_Data segment_

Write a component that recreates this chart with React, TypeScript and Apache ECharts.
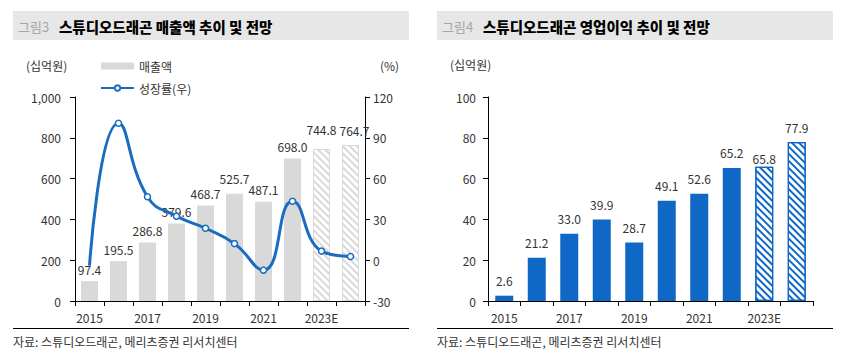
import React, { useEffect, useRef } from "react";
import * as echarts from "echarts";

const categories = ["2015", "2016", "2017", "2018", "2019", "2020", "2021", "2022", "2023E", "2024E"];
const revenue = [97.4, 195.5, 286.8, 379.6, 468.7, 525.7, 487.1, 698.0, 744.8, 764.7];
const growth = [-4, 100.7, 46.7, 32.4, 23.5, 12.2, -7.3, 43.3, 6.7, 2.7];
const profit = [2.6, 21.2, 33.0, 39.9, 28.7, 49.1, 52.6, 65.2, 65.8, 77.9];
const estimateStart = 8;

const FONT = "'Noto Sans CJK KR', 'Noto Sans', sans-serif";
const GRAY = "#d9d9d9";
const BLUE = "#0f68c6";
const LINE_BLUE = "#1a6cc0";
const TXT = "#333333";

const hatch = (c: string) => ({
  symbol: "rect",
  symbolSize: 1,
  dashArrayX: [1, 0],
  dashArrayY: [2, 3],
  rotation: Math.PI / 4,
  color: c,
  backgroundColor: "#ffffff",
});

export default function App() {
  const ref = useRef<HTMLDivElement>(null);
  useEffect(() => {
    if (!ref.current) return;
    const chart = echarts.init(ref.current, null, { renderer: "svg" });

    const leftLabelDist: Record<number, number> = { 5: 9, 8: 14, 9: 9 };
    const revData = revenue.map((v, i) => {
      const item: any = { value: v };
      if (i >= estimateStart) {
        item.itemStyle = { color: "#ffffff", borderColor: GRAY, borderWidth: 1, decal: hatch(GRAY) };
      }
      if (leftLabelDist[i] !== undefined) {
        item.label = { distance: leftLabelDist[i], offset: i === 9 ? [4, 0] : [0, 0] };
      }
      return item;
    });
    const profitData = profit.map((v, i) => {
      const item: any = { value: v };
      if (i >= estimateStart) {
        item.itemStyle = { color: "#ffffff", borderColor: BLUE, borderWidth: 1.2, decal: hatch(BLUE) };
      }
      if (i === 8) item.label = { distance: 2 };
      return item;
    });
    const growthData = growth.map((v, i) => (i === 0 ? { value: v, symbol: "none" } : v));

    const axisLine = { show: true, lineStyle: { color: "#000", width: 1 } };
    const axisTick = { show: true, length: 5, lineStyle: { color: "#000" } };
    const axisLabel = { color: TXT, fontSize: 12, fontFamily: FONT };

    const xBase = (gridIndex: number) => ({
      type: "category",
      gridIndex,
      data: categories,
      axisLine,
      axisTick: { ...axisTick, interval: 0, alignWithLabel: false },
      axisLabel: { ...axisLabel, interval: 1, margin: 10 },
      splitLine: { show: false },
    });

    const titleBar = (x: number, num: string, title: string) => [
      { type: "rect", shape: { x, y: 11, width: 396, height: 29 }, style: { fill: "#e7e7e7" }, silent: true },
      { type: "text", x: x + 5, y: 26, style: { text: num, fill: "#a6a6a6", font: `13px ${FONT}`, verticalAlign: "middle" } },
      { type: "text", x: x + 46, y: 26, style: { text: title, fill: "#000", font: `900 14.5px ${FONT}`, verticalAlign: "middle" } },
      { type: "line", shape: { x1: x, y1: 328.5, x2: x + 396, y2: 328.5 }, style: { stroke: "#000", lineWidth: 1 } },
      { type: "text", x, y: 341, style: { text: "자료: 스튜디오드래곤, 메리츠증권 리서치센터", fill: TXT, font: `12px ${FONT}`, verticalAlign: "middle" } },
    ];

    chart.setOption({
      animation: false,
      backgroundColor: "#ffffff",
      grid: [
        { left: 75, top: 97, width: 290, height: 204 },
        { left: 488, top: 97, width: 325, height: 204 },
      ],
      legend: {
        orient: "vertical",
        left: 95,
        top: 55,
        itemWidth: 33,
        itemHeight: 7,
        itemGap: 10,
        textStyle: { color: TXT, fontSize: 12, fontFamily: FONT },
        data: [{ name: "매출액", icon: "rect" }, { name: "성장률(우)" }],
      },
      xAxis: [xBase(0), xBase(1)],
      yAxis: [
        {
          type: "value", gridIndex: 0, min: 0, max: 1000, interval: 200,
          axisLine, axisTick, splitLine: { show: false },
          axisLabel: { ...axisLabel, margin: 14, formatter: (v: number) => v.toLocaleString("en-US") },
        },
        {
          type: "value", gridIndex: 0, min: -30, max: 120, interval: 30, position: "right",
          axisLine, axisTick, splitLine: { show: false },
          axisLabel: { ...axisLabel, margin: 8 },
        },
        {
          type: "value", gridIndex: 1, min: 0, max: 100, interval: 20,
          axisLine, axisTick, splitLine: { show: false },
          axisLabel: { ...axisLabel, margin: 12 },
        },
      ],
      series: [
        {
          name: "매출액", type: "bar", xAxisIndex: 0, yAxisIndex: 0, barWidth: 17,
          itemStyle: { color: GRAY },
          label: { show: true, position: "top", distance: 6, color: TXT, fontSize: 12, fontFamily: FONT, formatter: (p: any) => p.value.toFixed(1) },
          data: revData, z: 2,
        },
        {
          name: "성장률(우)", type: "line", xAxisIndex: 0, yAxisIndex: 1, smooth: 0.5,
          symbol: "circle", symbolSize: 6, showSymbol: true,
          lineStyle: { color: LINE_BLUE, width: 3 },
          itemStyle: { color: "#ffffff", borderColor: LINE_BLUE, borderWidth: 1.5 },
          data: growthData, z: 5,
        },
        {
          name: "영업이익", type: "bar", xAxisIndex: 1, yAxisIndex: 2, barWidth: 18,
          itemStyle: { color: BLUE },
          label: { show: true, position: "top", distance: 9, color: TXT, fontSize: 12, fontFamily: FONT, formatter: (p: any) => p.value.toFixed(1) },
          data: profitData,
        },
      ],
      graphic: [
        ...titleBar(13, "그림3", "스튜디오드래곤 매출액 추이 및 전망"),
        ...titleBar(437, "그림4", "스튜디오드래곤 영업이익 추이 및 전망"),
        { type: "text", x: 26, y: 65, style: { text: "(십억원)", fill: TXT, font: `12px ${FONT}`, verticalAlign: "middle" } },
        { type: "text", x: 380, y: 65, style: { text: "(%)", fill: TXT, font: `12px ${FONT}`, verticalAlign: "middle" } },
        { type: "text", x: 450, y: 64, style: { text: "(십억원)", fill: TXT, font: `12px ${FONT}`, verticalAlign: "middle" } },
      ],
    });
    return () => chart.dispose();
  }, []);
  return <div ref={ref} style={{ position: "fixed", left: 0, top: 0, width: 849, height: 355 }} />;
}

_Given instruction_
Identify every line above that includes the word "React", and show those lines.

_Written solution_
Write a component that recreates this chart with React, TypeScript and Apache ECharts.
import React, { useEffect, useRef } from "react";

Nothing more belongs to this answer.